What makes this issue even more confounding is that according to the data promulgated by the U.S. Food and Drug Administration mercury levels vary greatly among specific species of fish. Big Eye Tuna, at their lowest readings have a low and relatively safe .128 ppm (parts per million) while the maximum reported levels in a particular Big Eye fish were a dangerous 1.816 ppm, an astonishing 1500 percent differential. Where and how a fish is caught plays a significant difference in predicting mercury level concentrations.
Some fish are usually safe to eat wherever they come from. Salmon, which is over 90 percent farmed, and Red Snapper, a relatively small and short lived fish, are two high quality fish that are generally pretty low on the mercury charts.
Richard Maxwell, head of the dining hall at Thacher, assuaged fears about mercury in Thacher’s fish supply.

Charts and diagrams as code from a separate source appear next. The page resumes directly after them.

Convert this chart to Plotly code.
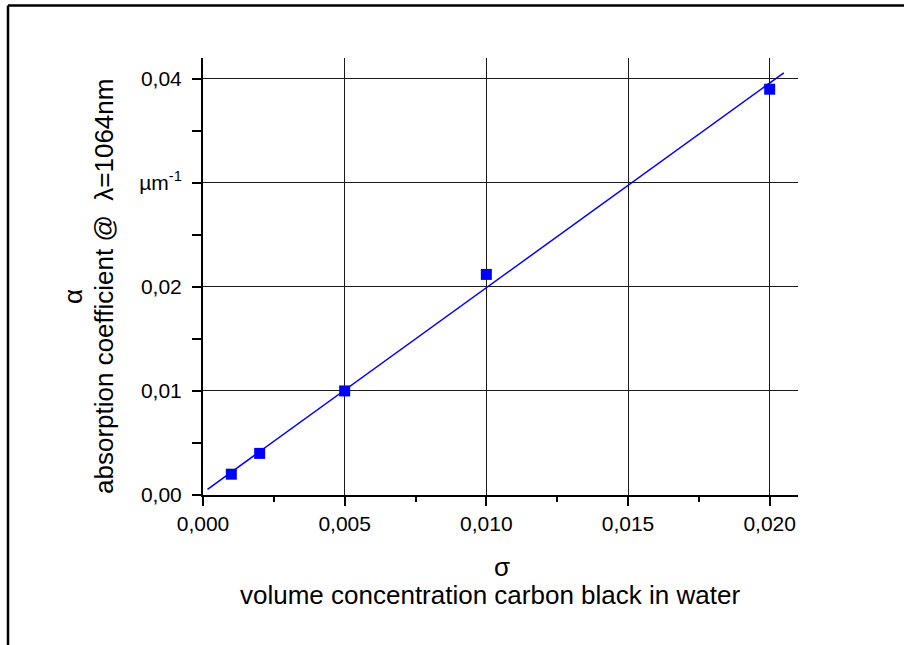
import plotly.graph_objects as go

# ---- data ----
conc = [0.001, 0.002, 0.005, 0.010, 0.020]
alpha = [0.0020, 0.0040, 0.0100, 0.0212, 0.0390]
fit_x = [0.00016, 0.0205]
fit_y = [0.00055, 0.04058]

x_tickvals = [0.000, 0.005, 0.010, 0.015, 0.020]
x_ticktext = ["0,000", "0,005", "0,010", "0,015", "0,020"]
y_tickvals = [0.00, 0.01, 0.02, 0.03, 0.04]
y_ticktext = ["0,00", "0,01", "0,02", "µm<sup>-1</sup>", "0,04"]

W, H = 904, 645
L, R, T, B = 203, 106, 58, 150
PW, PH = W - L - R, H - T - B

def px(xp):
    return (xp - L) / PW

def py(yp):
    return 1 - (yp - T) / PH

FONT = "Liberation Sans, Arial, sans-serif"
BLUE = "#0000ff"

fig = go.Figure()
fig.add_trace(go.Scatter(x=fit_x, y=fit_y, mode="lines",
                         line=dict(color=BLUE, width=1.5),
                         showlegend=False, hoverinfo="skip"))
fig.add_trace(go.Scatter(x=conc, y=alpha, mode="markers",
                         marker=dict(symbol="square", size=11, color=BLUE,
                                     line=dict(width=0)),
                         showlegend=False))

fig.update_xaxes(range=[0, 0.021], tickvals=x_tickvals, ticktext=x_ticktext,
                 ticks="outside", ticklen=9, tickwidth=1.5, tickcolor="black",
                 showline=True, linecolor="black", linewidth=2,
                 showgrid=True, gridcolor="#1a1a1a", gridwidth=1.3,
                 zeroline=False,
                 minor=dict(dtick=0.0025, ticks="outside", ticklen=5,
                            tickwidth=1.5, tickcolor="black", showgrid=False),
                 tickfont=dict(family=FONT, size=21, color="black"))
fig.update_yaxes(range=[0, 0.042], tickvals=y_tickvals, ticktext=y_ticktext,
                 ticks="outside", ticklen=9, tickwidth=1.5, tickcolor="black",
                 showline=True, linecolor="black", linewidth=2,
                 showgrid=True, gridcolor="#1a1a1a", gridwidth=1.3,
                 zeroline=False, ticklabelstandoff=6,
                 minor=dict(dtick=0.005, ticks="outside", ticklen=9,
                            tickwidth=1.5, tickcolor="black", showgrid=False),
                 tickfont=dict(family=FONT, size=21, color="black"))

ann = dict(xref="paper", yref="paper", showarrow=False,
           font=dict(family=FONT, size=26, color="black"))
fig.add_annotation(x=px(502), y=py(584), text="σ", **ann)
fig.add_annotation(x=px(490), y=py(612), text="volume concentration carbon black in water", **ann)
fig.add_annotation(x=px(56), y=py(297), text="α", textangle=-90, **ann)
fig.add_annotation(x=px(87), y=py(287), text="absorption coefficient @\u00a0 λ=1064nm",
                   textangle=-90, **ann)

# page frame
fig.add_shape(type="line", xref="paper", yref="paper", x0=px(8), x1=px(904),
              y0=py(5.5), y1=py(5.5), line=dict(color="black", width=2.5))
fig.add_shape(type="line", xref="paper", yref="paper", x0=px(8), x1=px(8),
              y0=py(5.5), y1=py(645), line=dict(color="black", width=2.5))

fig.update_layout(width=W, height=H, margin=dict(l=L, r=R, t=T, b=B),
                  plot_bgcolor="white", paper_bgcolor="white",
                  font=dict(family=FONT, color="black"))

fig.write_html("out.html")
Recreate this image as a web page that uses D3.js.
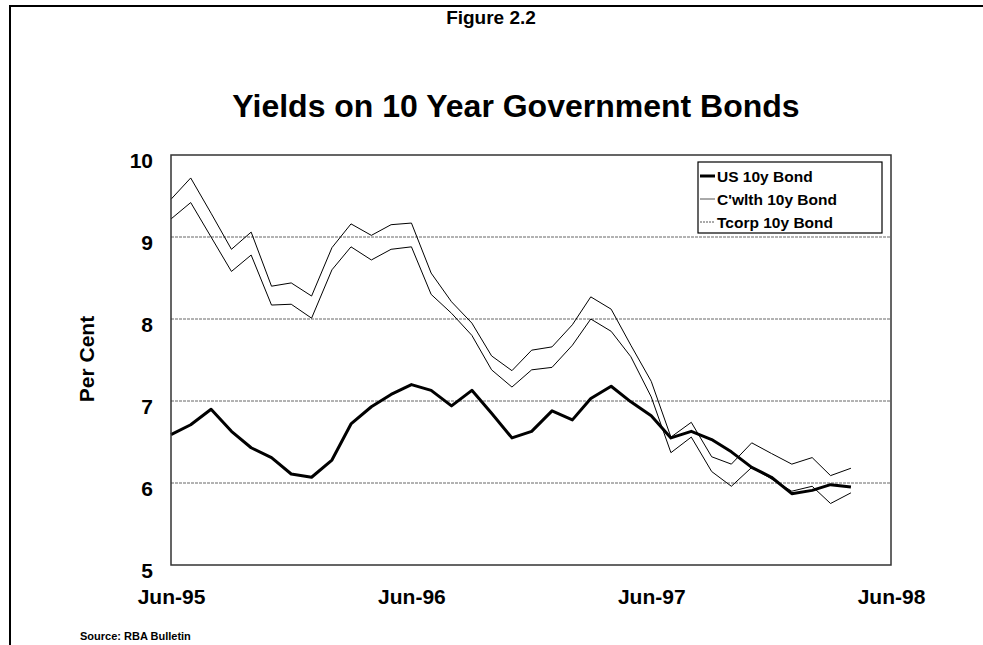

We get our fish from a company out of LA – American Fish & Seafood. This is the preferred supplier of Bon Appetit in our area. We try our very best to adhere to the seafood recommendations set by the Monterey Bay Aquarium Seafood Watch a program for sustainable fisheries. We purchase only “best choice” or “good alternative” according to their guidelines. Dealing with one company that understands our goal makes it much easier to get the right products that support sustainable fisheries. We serve different kinds of fish – quite often it is Mahi Mahi or Icelandic Cod. This week we bought Black Cod (sable fish) and Northern (Alaskan) Halibut”.
Thacher students don’t have to give up eating fish and all their heart healthy benefits.
Just become an educated consumer before anything goes into your mouth, and make sure to ask the right questions.
To become better informed, consult the The Monterrey Bay Aquarium. The organization has charts that can guide consumers to pick safer alternatives when picking the next seafood meal.